Operational versus Nonoperational Income: Typically referred to as “business” versus “non-business” income in other states, the bill broadens New Jersey’s definition of “operational.” Specifically, it defines “operational” income as “income from tangible and intangible property if the acquisition, management, or disposition of the property constitute an integral part of the taxpayer’s regular trade or business operations and includes investment income serving an operational function.” Thus if any of the three factors are met, the income is deemed to be “operational” income. Prior to the bill’s adoption, the definition of “operational” income required that all three factors had to be satisfied. This provision is applicable to all tax years ending on or after July 1, 2014.
Net Operating Loss Adjustment for Debt Cancellation: The bill also provides for an “adjustment”, i.e. reduction, in a corporation’s New Jersey NOL, corresponding to the amount of income excluded from federal taxable income pursuant to the application of IRC Sections 108(a)(1)(A), (B), or (C). This provision is applicable to all tax years ending on or after July 1, 2014 inclusive of any affected NOL carryover to such period.
Partnerships And New Jersey Non-Resident Partners: As a result of A.B. 3486, nonresident partners must file a New Jersey tax return that reports income subject to tax in New Jersey in order to be eligible to apply the tax paid by the partnership which is credited to the nonresident partner’s partnership account against its tax liability. In addition, A.B. 3486 indicates that a partnership cannot “claim a refund of payments credited to any of its nonresident partners.” This provision is applicable to all tax years ending on or after July 1, 2014.
Each of these provisions may pose complex issues to multistate taxpayers that warrant further analysis.
Sales Tax Concerns: “Click-Through” Nexus Alert
The bill also expands New Jersey’s sales tax nexus by adopting a “click-through” nexus provision. Pursuant to New Jersey’s new sales tax nexus provision a “person making sales of tangible personal property, specified digital products, or services taxable under the “Sales and Use Tax Act,” P.L.1966, c. 30 (C.54:32B-1 et seq.) shall be presumed to be soliciting business through an independent contractor or other representative” if:
- The person making sales enters into an agreement with an independent contractor having physical presence in this State or other representative having physical presence in this State;
- The agreement calls for a commission or other consideration, under which the independent contractor or representative directly or indirectly refers potential customers, whether by a link on an Internet website or otherwise, and;
- The cumulative gross receipts from sales to customers in this State who were referred by all independent contractors or representatives that have this type of an agreement with the person making sales are in excess of $10,000 during the preceding four quarterly periods ending on the last day of March, June, September, and December.
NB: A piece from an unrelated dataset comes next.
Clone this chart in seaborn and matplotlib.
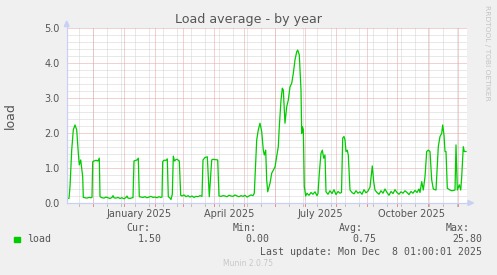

The presumption set forth by this provision “may be rebutted by proof that the independent contractor or rep with whom the person making sales has an agreement did not engage in any solicitation in the State on behalf of the person that would satisfy the nexus requirements of the United States Constitution during the four quarterly periods in question. Nothing in this subparagraph shall be construed to narrow the scope of the terms independent contractor or other representative for purposes of any other provision of the ‘Sales and Use Tax Act,’ P.L.1966, c. 30 (C.54:32B-1 et seq.).”
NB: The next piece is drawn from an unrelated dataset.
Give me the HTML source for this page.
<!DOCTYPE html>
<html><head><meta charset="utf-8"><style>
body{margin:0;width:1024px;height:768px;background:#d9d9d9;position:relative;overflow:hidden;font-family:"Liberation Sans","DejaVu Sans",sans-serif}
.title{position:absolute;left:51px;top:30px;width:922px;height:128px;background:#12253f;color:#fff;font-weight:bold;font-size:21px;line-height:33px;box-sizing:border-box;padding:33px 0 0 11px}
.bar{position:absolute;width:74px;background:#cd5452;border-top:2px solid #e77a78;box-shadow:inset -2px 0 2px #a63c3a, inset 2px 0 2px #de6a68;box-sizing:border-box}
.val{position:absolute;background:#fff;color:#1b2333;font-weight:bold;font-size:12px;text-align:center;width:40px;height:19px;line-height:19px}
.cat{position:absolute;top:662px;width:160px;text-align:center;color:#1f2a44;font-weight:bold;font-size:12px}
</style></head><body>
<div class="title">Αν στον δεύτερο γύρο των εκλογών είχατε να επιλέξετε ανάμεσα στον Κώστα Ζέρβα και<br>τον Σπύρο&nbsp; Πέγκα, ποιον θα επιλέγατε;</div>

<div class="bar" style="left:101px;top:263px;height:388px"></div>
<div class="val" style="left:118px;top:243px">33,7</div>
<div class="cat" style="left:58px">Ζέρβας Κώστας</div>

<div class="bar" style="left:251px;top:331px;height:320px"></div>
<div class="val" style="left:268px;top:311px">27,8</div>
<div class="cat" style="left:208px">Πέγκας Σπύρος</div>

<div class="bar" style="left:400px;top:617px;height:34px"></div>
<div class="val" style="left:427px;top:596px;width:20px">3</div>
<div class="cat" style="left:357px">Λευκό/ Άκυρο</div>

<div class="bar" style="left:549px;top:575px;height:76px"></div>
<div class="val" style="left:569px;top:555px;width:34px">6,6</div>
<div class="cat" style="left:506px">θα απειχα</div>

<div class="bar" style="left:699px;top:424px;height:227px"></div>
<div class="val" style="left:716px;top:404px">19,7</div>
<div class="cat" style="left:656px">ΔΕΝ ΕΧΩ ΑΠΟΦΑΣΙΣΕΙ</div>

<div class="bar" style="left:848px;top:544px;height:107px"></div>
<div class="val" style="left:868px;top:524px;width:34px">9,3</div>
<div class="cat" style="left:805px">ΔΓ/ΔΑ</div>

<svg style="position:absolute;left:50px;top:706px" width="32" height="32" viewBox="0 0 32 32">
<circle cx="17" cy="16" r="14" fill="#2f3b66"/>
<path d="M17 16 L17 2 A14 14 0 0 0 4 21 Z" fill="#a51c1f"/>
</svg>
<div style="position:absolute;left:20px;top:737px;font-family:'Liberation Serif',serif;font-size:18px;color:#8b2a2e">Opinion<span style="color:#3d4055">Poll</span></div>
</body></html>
New Jersey’s “click-through” nexus provision applies to sales, transactions involving taxable services rendered and uses occurring on or after July 1, 2014.
Takeaway Tax Traffic Alert – Be Prepared To Stop
I hope our summary of the significant tax provisions of A.B. 3486 provides a “tax traffic” alert of the potential New Jersey income and sales tax concerns that may affect multistate taxpayers. As I always slow down and heed the messages on those highly effective electronic signs that now guide travelers along the New Jersey Turnpike, multistate taxpayers and their tax advisors would be well advised to be “prepared to stop” and fully review A.B. 3486 provisions for potential ramifications to their New Jersey income tax and sales tax nexus.